Dray v. Revah, 2017 WL 6523566 (Cal. Ct. App. 2017).
A loan agreement’s dispute resolution clause containing an arbitration provision was superseded by a later executed promissory note for the same underlying loan that did not also include an arbitration provision.
Defendant Haim Revah (“Revah”) and plaintiff Alain Dray (“Dray”) entered into a loan agreement (the “Loan Agreement”) that contained an arbitration provision. After Revah’s failure to perform any payment obligations under the Loan Agreement, the parties subsequently signed a promissory note (the “Promissory Note”) regarding the same loan, which did not contain an arbitration provision. Based on Revah’s commitment under the Promissory Note, Dray did not begin collection proceedings under the Loan Agreement. However, after Revah similarly failed to perform his payment obligations under the Promissory Note, Dray sued for breach of the Promissory Note.
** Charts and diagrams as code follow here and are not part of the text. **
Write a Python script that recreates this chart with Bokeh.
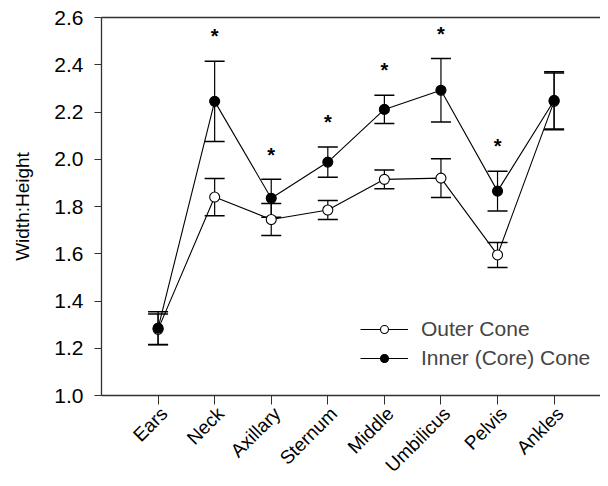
from bokeh.plotting import figure
from bokeh.models import (Range1d, FixedTicker, LinearAxis, Whisker, TeeHead,
                          ColumnDataSource, Legend, LegendItem, PrintfTickFormatter)
from bokeh.embed import file_html
from bokeh.resources import INLINE
from bokeh.core.properties import value
import math

categories = ["Ears", "Neck", "Axillary", "Sternum", "Middle", "Umbilicus", "Pelvis", "Ankles"]
outer_mean = [1.28, 1.84, 1.745, 1.785, 1.915, 1.92, 1.595, 2.245]
outer_err = [0.065, 0.079, 0.068, 0.04, 0.04, 0.082, 0.053, 0.12]
inner_mean = [1.285, 2.245, 1.835, 1.988, 2.211, 2.292, 1.865, 2.249]
inner_err = [0.069, 0.17, 0.08, 0.064, 0.06, 0.134, 0.084, 0.121]
significant = [False, True, True, True, True, True, True, False]
y_ticks = [1.0, 1.2, 1.4, 1.6, 1.8, 2.0, 2.2, 2.4, 2.6]

FONT = "Liberation Sans"
AX = "#303030"

xs = list(range(1, len(categories) + 1))

p = figure(width=600, height=478, output_backend="svg", toolbar_location=None,
           x_range=Range1d(0, 8.82), y_range=Range1d(1.0, 2.6),
           x_axis_location="below", min_border_left=101, min_border_right=0,
           min_border_top=17, min_border_bottom=83)
p.outline_line_color = None
p.grid.visible = False
p.background_fill_color = "white"
p.border_fill_color = "white"

# x axis (ticks only; category names drawn as rotated text below it)
xa = p.xaxis[0]
xa.ticker = FixedTicker(ticks=xs)
xa.major_label_overrides = {x: "" for x in xs}
xa.major_label_standoff = 0
xa.major_tick_in = 0
xa.major_tick_out = 9
xa.minor_tick_line_color = None
xa.axis_line_color = AX
xa.major_tick_line_color = AX
xa.axis_line_width = 1.3

csrc = ColumnDataSource(dict(x=xs, y=[p.y_range.start] * len(xs), t=categories))
p.text(x="x", y="y", text="t", source=csrc, level="overlay",
       x_offset=6, y_offset=15, angle=math.pi / 4,
       text_align="right", text_baseline="middle",
       text_font=value(FONT), text_font_size="19px", text_color="black")

# y axis
ya = p.yaxis[0]
ya.ticker = FixedTicker(ticks=y_ticks)
ya.formatter = PrintfTickFormatter(format="%.1f")
ya.major_label_text_font = FONT
ya.major_label_text_font_size = "21px"
ya.major_label_text_color = "black"
ya.major_label_standoff = 11
ya.major_tick_in = 0
ya.major_tick_out = 7
ya.minor_tick_line_color = None
ya.axis_line_color = AX
ya.major_tick_line_color = AX
ya.axis_line_width = 1.3
ya.axis_label = "Width:Height"
ya.axis_label_text_font = FONT
ya.axis_label_text_font_style = "normal"
ya.axis_label_text_font_size = "19px"
ya.axis_label_text_color = "black"
ya.axis_label_standoff = 18

# top frame line
top = LinearAxis(ticker=FixedTicker(ticks=[]),
                 major_tick_line_color=None, minor_tick_line_color=None,
                 axis_line_color=AX, axis_line_width=1.3)
p.add_layout(top, "above")

# error bars
osrc = ColumnDataSource(dict(x=xs, m=outer_mean,
                             up=[m + e for m, e in zip(outer_mean, outer_err)],
                             lo=[m - e for m, e in zip(outer_mean, outer_err)]))
isrc = ColumnDataSource(dict(x=xs, m=inner_mean,
                             up=[m + e for m, e in zip(inner_mean, inner_err)],
                             lo=[m - e for m, e in zip(inner_mean, inner_err)]))
for src in (osrc, isrc):
    w = Whisker(source=src, base="x", upper="up", lower="lo", dimension="height",
                line_color="black", line_width=1.2, level="underlay",
                upper_head=TeeHead(size=20, line_color="black", line_width=1.5),
                lower_head=TeeHead(size=20, line_color="black", line_width=1.5))
    p.add_layout(w)

ol = p.line("x", "m", source=osrc, line_color="black", line_width=1.1)
op = p.scatter("x", "m", source=osrc, marker="circle", size=10,
               fill_color="white", line_color="black", line_width=1.1)
il = p.line("x", "m", source=isrc, line_color="black", line_width=1.1)
ip = p.scatter("x", "m", source=isrc, marker="circle", size=10,
               fill_color="black", line_color="black", line_width=1.1)

# significance stars
sx = [x for x, s in zip(xs, significant) if s]
sy = [m + e + 0.105 for m, e, s in zip(inner_mean, inner_err, significant) if s]
p.text(x=sx, y=sy, text=["*"] * len(sx), text_font=value(FONT), text_font_size="20px",
       text_font_style="bold", text_align="center", text_baseline="middle",
       text_color="black")

legend = Legend(items=[LegendItem(label="Outer Cone", renderers=[ol, op]),
                       LegendItem(label="Inner (Core) Cone", renderers=[il, ip])],
                location=(259, 25), glyph_width=48, glyph_height=20,
                label_text_font=FONT, label_text_font_size="21px",
                label_standoff=13, padding=0, margin=0, spacing=5,
                border_line_color=None, background_fill_alpha=0)
p.add_layout(legend, "center")

open("out.html", "w").write(file_html(p, INLINE))
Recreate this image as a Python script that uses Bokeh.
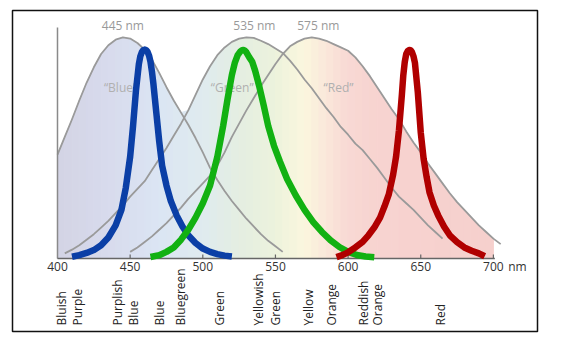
import numpy as np
from bokeh.plotting import figure
from bokeh.models import ColumnDataSource, Range1d
from bokeh.core.properties import value
from bokeh.embed import file_html
from bokeh.resources import INLINE

# ---------------- data ----------------
# broad cone sensitivity curves (gray), 5 nm steps, relative units
blue_cone_start = 400
blue_cone = [47, 55, 63, 71.5, 79.5, 86.5, 92.5, 96.5, 99, 100, 99.5, 97.5, 94.5, 90, 84,
             77.5, 71.5, 66, 60.5, 54.5, 48, 41, 35.5, 30.5, 26, 22, 18, 14.5, 11, 8, 5.5, 3]
green_cone_start = 405
green_cone = [2.3, 4, 6, 8.5, 11, 14, 17, 20.5, 24, 28, 31.5, 35, 40, 45, 50, 55.5, 61, 67,
              74, 81, 87, 92, 95.5, 98, 99.5, 100, 99.8, 98.5, 97, 95, 93, 89.5, 85.5, 81,
              77, 72.5, 68, 64, 59.5, 56, 52, 49, 45, 41, 36.5, 32, 28, 25, 22, 18.5, 15, 12, 9]
red_cone_start = 450
red_cone = [3, 5, 7.5, 10, 13, 16, 19.5, 23, 27, 30.5, 34, 37.5, 42, 48, 55, 61, 67, 72.5,
            78, 83, 88, 92.5, 96, 98, 99.5, 100, 99.5, 98.5, 97, 95.5, 94, 91, 87, 82.5,
            77.5, 72.5, 67.5, 63, 57.5, 52.5, 48, 43, 38.5, 34, 29.5, 25.5, 22, 18.5, 15,
            12, 9, 6.5]

# narrow coloured curves
blue_nm = [410, 415, 420, 425, 430, 435, 440, 444, 447, 450, 452, 454, 456, 457, 458, 459,
           460, 461, 462, 463, 464, 465, 466, 468, 470, 472, 475, 478, 482, 486, 490, 495,
           500, 505, 510, 515, 520]
blue_val = [0.8, 1.5, 2.5, 3.8, 6, 9.5, 15, 22, 32, 46, 60, 76, 88, 91.5, 93.3, 94.2, 94.5,
            94.3, 93.5, 91.8, 89, 84.5, 79, 66, 53, 42, 33, 26, 19.5, 14.5, 10.5, 7, 4.5,
            3, 2, 1.3, 0.9]
green_nm = [464, 470, 475, 480, 485, 490, 495, 500, 505, 510, 514, 517, 520, 522, 524, 526,
            527, 528, 529, 530, 532, 534, 536, 539, 542, 545, 549, 553, 558, 564, 570, 576,
            582, 588, 594, 600, 606, 612, 618]
green_val = [0.7, 1.5, 3, 5, 8.5, 13, 18.5, 25, 33, 46, 60, 72, 83, 88.5, 92, 93.8, 94.2,
             94.3, 94, 93.3, 91, 89, 85, 77.5, 69, 60, 51, 44, 36, 28.5, 22, 16.5, 12, 8.2,
             5.2, 3, 1.6, 0.9, 0.6]
red_nm = [592, 596, 600, 605, 610, 614, 618, 622, 625, 628, 631, 633, 635, 637, 638, 639,
          640, 641, 642, 643, 644, 645, 646, 648, 650, 652, 654, 656, 659, 662, 666, 670,
          675, 680, 685, 690, 694]
red_val = [0.6, 1.5, 2.8, 5, 7.5, 10.5, 14, 18.5, 23.5, 29, 38, 46, 58, 74, 83, 89, 92.5,
           93.8, 94.3, 94.2, 93.3, 91.5, 88.5, 75, 57, 45, 37, 30, 24, 19.5, 14.5, 10.5,
           7.4, 5, 3.5, 2.3, 1]

tick_values = [400, 450, 500, 550, 600, 650, 700]
tick_labels = ["400", "450", "500", "550", "600", "650", "700"]

color_names = ["Bluish", "Purple", "Purplish", "Blue", "Blue", "Bluegreen", "Green",
               "Yellowish", "Green", "Yellow", "Orange", "Reddish", "Orange", "Red"]
color_name_nm = [402.5, 413.6, 441.5, 452.1, 470.2, 484.7, 511.5, 538.3, 550.0, 572.9,
                 588.4, 610.4, 620.4, 663.6]

peak_labels = ["445 nm", "535 nm", "575 nm"]
peak_label_nm = [445, 535.5, 579.5]
cone_names = ["\u201cBlue\u201d", "\u201cGreen\u201d", "\u201cRed\u201d"]
cone_name_nm = [443.4, 520.2, 593.4]

# ---------------- helpers ----------------
def wl_for(start, vals):
    return [start + 5 * i for i in range(len(vals))]

blue_wl = wl_for(blue_cone_start, blue_cone)
green_wl = wl_for(green_cone_start, green_cone)
red_wl = wl_for(red_cone_start, red_cone)

lookup = [dict(zip(blue_wl, blue_cone)), dict(zip(green_wl, green_cone)),
          dict(zip(red_wl, red_cone))]
grid = list(range(400, 705, 5))
env = [max(d.get(w, 0) for d in lookup) for w in grid]

stop_nm = [400, 440, 470, 500, 525, 550, 570, 585, 600, 620, 700]
stop_col = ["#d3d3e4", "#d8dcee", "#dbe5f3", "#dfebef", "#e4eee2", "#ecf2dc", "#fbf7de",
            "#fae7da", "#f8d9d4", "#f7d3d0", "#f6d0cd"]

def hex2rgb(h):
    return [int(h[i:i + 2], 16) for i in (1, 3, 5)]

rgbs = np.array([hex2rgb(c) for c in stop_col], dtype=float)

def color_at(w):
    r, g, b = (int(round(np.interp(w, stop_nm, rgbs[:, k]))) for k in range(3))
    return "#%02x%02x%02x" % (r, g, b)

xs, ys, cols = [], [], []
for i in range(len(grid) - 1):
    xs.append([grid[i], grid[i], grid[i + 1], grid[i + 1]])
    ys.append([0, env[i], env[i + 1], 0])
    cols.append(color_at((grid[i] + grid[i + 1]) / 2))

# ---------------- figure ----------------
p = figure(width=563, height=347, x_range=Range1d(369.03, 730.35),
           y_range=Range1d(-33.03, 112.2), output_backend="svg", toolbar_location=None,
           x_axis_type=None, y_axis_type=None,
           min_border_left=12, min_border_right=26, min_border_top=10, min_border_bottom=16)
p.outline_line_color = "#111111"
p.outline_line_width = 1.5
p.background_fill_color = "white"
p.border_fill_color = "white"

FONT = value("Open Sans")

p.patches(xs=xs, ys=ys, fill_color=cols, line_color=cols, line_width=1)

for wl, vals in ((blue_wl, blue_cone), (green_wl, green_cone), (red_wl, red_cone)):
    p.line(wl, vals, line_color="#9a9a9a", line_width=1.8, line_join="round")

# axes drawn as glyphs
p.segment(x0=[400], y0=[0], x1=[400], y1=[104.5], line_color="#8a8a8a", line_width=1.5)
p.segment(x0=[400], y0=[0], x1=[701], y1=[0], line_color="#666666", line_width=1.5)
p.segment(x0=tick_values[1:], y0=[0] * 6, x1=tick_values[1:], y1=[1.8] * 6,
          line_color="#666666", line_width=1.2)

# cone names (under coloured curves)
p.text(x=cone_name_nm, y=[77.5] * 3, text=cone_names, text_font=FONT,
       text_font_size="12px", text_color="#b0b0b0", text_align="center",
       text_baseline="middle")

p.line(blue_nm, blue_val, line_color="#0b3fa6", line_width=6.5, line_join="round")
p.line(green_nm, green_val, line_color="#12b112", line_width=6.5, line_join="round")
p.line(red_nm, red_val, line_color="#b00000", line_width=6.5, line_join="round")

p.text(x=peak_label_nm, y=[105.4] * 3, text=peak_labels, text_font=FONT,
       text_font_size="12px", text_color="#999999", text_align="center",
       text_baseline="middle")

p.text(x=tick_values, y=[-3.7] * 7, text=tick_labels, text_font=FONT,
       text_font_size="12px", text_color="#333333", text_align="center",
       text_baseline="middle")
p.text(x=[710.2], y=[-3.7], text=["nm"], text_font=FONT, text_font_size="12px",
       text_color="#333333", text_align="left", text_baseline="middle")

p.text(x=color_name_nm, y=[-30.3] * len(color_names), text=color_names, text_font=FONT,
       text_font_size="12px", text_color="#222222", text_align="left",
       text_baseline="middle", angle=np.pi / 2)

open("out.html", "w").write(file_html(p, INLINE))
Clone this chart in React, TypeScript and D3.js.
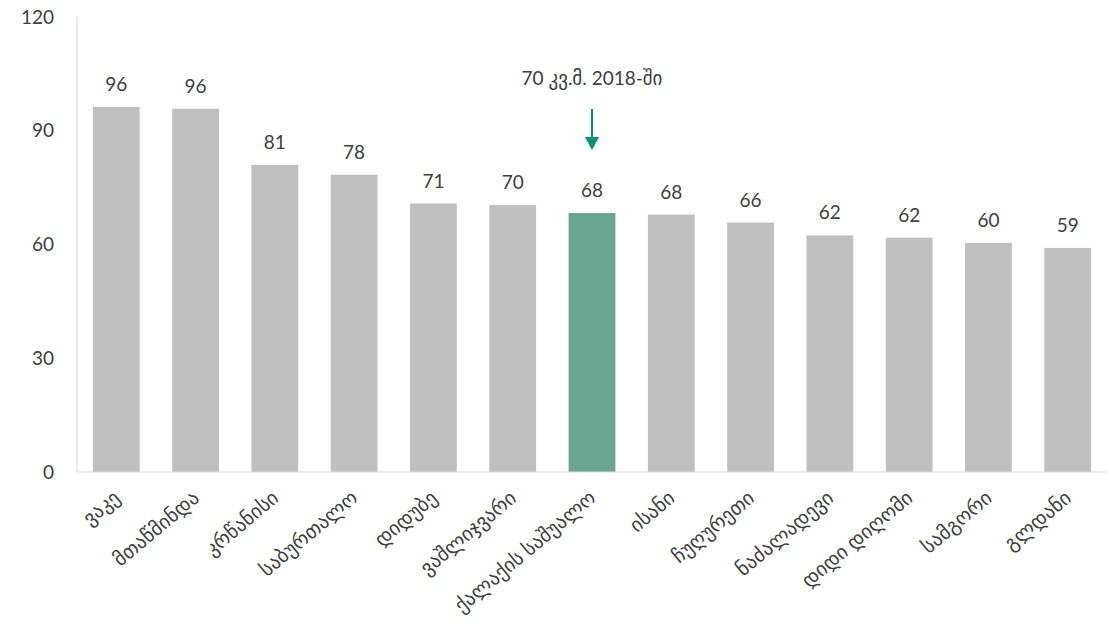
import * as d3 from "d3";

// districts, ordered as in the chart
const districts = [
  "ვაკე",
  "მთაწმინდა",
  "კრწანისი",
  "საბურთალო",
  "დიდუბე",
  "ვაშლიჯვარი",
  "ქალაქის საშუალო",
  "ისანი",
  "ჩუღურეთი",
  "ნაძალადევი",
  "დიდი დიღომი",
  "სამგორი",
  "გლდანი",
];
const values = [96.3, 95.8, 81, 78.4, 70.8, 70.4, 68.3, 67.9, 65.8, 62.4, 61.8, 60.4, 59.1];
const highlighted = ["ქალაქის საშუალო"];
const yTicks = [0, 30, 60, 90, 120];
const note = "70 კვ.მ. 2018-ში";

const W = 1117;
const H = 631;
const margin = { top: 17, right: 10, bottom: 159, left: 77 };
const font = "Lato, 'DejaVu Sans', sans-serif";

export default function App() {
  const x = d3
    .scaleBand<string>()
    .domain(districts)
    .range([margin.left, W - margin.right])
    .paddingInner(0.41)
    .paddingOuter(0.2);
  const y = d3
    .scaleLinear()
    .domain([0, 120])
    .range([H - margin.bottom, margin.top]);

  const noteX = x(highlighted[0])! + x.bandwidth() / 2;

  return (
    <svg width={W} height={H} style={{ position: "absolute", left: 0, top: 0 }}>
      <rect width={W} height={H} fill="#fff" />
      {/* y axis */}
      <line x1={margin.left} x2={margin.left} y1={y(120)} y2={y(0)} stroke="#d9d9d9" strokeWidth={1.2} />
      {yTicks.map((t) => (
        <text
          key={t}
          x={54}
          y={y(t)}
          dy="0.35em"
          textAnchor="end"
          fontFamily={font}
          fontSize={19}
          fill="#404040"
        >
          {t}
        </text>
      ))}
      {/* bars */}
      {districts.map((d, i) => {
        const isHi = highlighted.includes(d);
        const cx = x(d)! + x.bandwidth() / 2;
        return (
          <g key={d}>
            <rect
              x={x(d)}
              y={y(values[i])}
              width={x.bandwidth()}
              height={y(0) - y(values[i])}
              fill={isHi ? "#6aa591" : "#bfbfbf"}
            />
            <text
              x={cx}
              y={y(values[i]) - 16}
              textAnchor="middle"
              fontFamily={font}
              fontSize={19}
              fill="#404040"
            >
              {Math.round(values[i])}
            </text>
            <text
              transform={`translate(${cx + 5},${y(0) + 28}) rotate(-40)`}
              textAnchor="end"
              fontFamily={font}
              fontSize={20}
              fill="#404040"
            >
              {d}
            </text>
          </g>
        );
      })}
      {/* baseline */}
      <line x1={margin.left} x2={W - margin.right} y1={y(0)} y2={y(0)} stroke="#d9d9d9" strokeWidth={1.2} />
      {/* annotation */}
      <text x={noteX} y={85} textAnchor="middle" fontFamily={font} fontSize={19} fill="#404040">
        {note}
      </text>
      <line x1={noteX} x2={noteX} y1={109} y2={138} stroke="#00917c" strokeWidth={2} />
      <path d={`M${noteX - 7},137 L${noteX + 7},137 L${noteX},150 Z`} fill="#00917c" />
    </svg>
  );
}
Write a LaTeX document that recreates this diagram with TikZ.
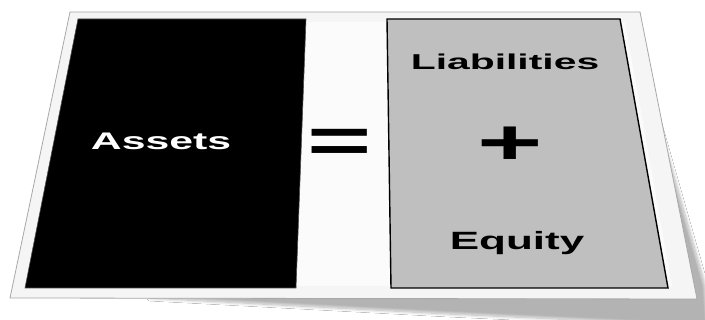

As a result, Revah then moved to compel arbitration. The trial court denied arbitration, finding that the terms of the Promissory Note, which did not contain an arbitration provision, superseded the original Loan Agreement, which did contain an arbitration provision. Revah then appealed the denial, which led to the instant case, in which the Court of Appeal ultimately affirmed the judgment of the trial court.
The Court of Appeal found that public policy favors contractual arbitration as a means of resolving disputes. However, it also found that such policy did not extend to those who are not parties to an arbitration agreement, and a party cannot be compelled to arbitrate a dispute that it has not agreed to resolve by arbitration. Moreover, on a petition to compel arbitration, the petitioner bears the burden of proving the existence of an agreement to arbitrate by a preponderance of the evidence.
In his attempt to support his argument that the arbitration provision from the Loan Agreement should not be superseded by the lack of an arbitration provision in the Promissory Note, Revah argued that the absence of an arbitration provision in the Promissory Note was not directly contradictory to the presence of the arbitration provision in the Loan Agreement. Rather, Revah argued, the dispute resolution mechanism was simply not addressed in the Promissory Note. Revah further argued that, as a result, there was no underlying inconsistency in the dispute resolution clauses of the two agreements and thus, the lack of an arbitration provision in the Promissory Note should not supersede the presence of the arbitration provision in the Loan Agreement. Revah claimed that, as a consequence, the parties should remain bound by the arbitration provision of the Loan Agreement, and he argued that the trial court was therefore wrong in its reliance on Frangipani v. Boecker, 64 Cal. App. 4th 860, 863 (1998), in which the court stated that where there is an inconsistency between two agreements, both of which are executed by all of the parties, the later contract supersedes the former.
The Court of Appeal found that this argument ignored the fact that practically every provision of the Loan Agreement and the Promissory Note differed, including the amount to be repaid, the timing of repayment, the term of the loan, the applicable interest rate and the terms regarding default, governing law, payment of expenses and waiver. As a result, the Court of Appeal agreed with the trial court’s conclusion that the terms of the Loan Agreement were entirely inconsistent with, and therefore superseded by, the terms of the Promissory Note. Finally, the Court of Appeal was not persuaded by Revah’s argument that the Promissory Note did not contain a merger or integration clause since the presence of a merger or integration clause in an agreement can be evidence of the parties’ intent that the contract represents their complete and final agreement, but the absence of such a clause is not necessarily an indication to the contrary.